When to use role dependencies?

I’m trying to figure out when and how best to use role dependencies.

Currently I have a single role for handling my Postfix configuration on ALL my hosts; some are classified as ‘mail-servers’ and the rest as ‘mail-clients’. Depending upon a role variable (‘mailserver_class’) I can set when I call the role, I ether get one set of Postfix configuration files or the other.

My site-role.yml currently looks like this:

  • hosts: all:!mail-servers
    roles:

  • { role: postfix, tags: [mail-client] }

  • hosts: mail-servers
    roles:

  • { role: postfix, tags: [mail-server], mailserver_class: server }

This works for me. however, I can see accomplishing basically the same thing by creating ‘mail-client’ and ‘mail-server’ roles that both call ‘postfix’ as a role dependency, such as:

site-role.yml:

-hosts: all:!mail-servers
roles:

  • mail-client

-hosts: mail-servers
roles:

  • mail-servers

roles/mail-server/meta/main.yml:

dependencies:
  - { role: postfix }

roles/mail-server/meta/main.yml:

dependencies:
  - { role: postfix, mailserver_class: server }

To me, it seems that setting up actual ‘mail-client’ and ‘mail-server’ roles each with a dependency on the ‘postfix’ role is more work and I’m not sure I really gain anything in this case. On the other hand, by defining these two roles, I can probably have my different Postfix configuration templates live under those roles and probably not need the ‘mailserver_class’ variable. [To be perfectly honest, my gut instinct is to have everything in the Postfix role and then have internal logic determine which config file to use - separating the configs to different role just feel very, very wrong to me.]

So, what thoughts do you have on these layouts? It feels like I can accomplish the same thing with either layout. I wanted to see what other people thought about these two cases and what advantages or disadvantages each layout offered. Your thoughts are appreciated.

thx
Chris.

The main advantage I see to doing it with the role deps is that you can specify the mailserver_class parameter there. That means you don’t have to remember to do it when you include the role, which is a mistake a new admin in your environment might make. Beyond that, these two functions are similar enough that, as you point out, there’s not much of a win in refactoring them.

Role deps are definitely more suited to interconnected but non-related things, for instance a drupal stack where you’re installing nginx, memcached, and php resulting in a clear chain of dependencies.

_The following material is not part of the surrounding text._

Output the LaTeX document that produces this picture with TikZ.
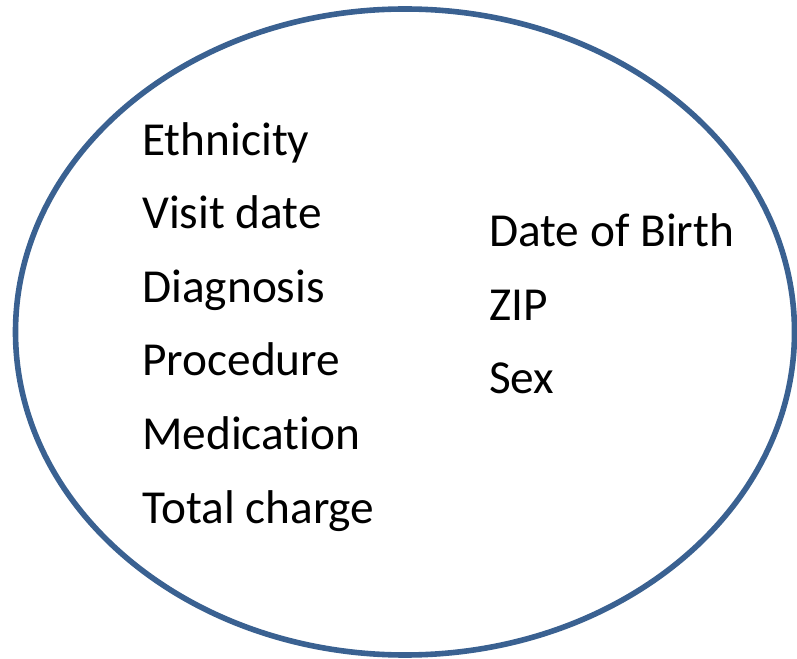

I started by handling this problem using conditionals but have since switched to distinct client and server roles (e.g., email-client, email-server, ntp-client, ntp-server, etc. ). In fact I have moved even further in that direction to using small roles for every major subsystem as well (iptables, ssh, aide, etc.). This modular, many roles approach has worked better for me. Now they can evolve at different rates and so on. Separating roles makes them explicit so now my site.yml reads like documentation, showing all the subsystems used by a given host.

In the future I think a highly modular approach will also be more Ansible Galaxy friendly. Modular roles will be easier to swap out for better quality community one from Galaxy.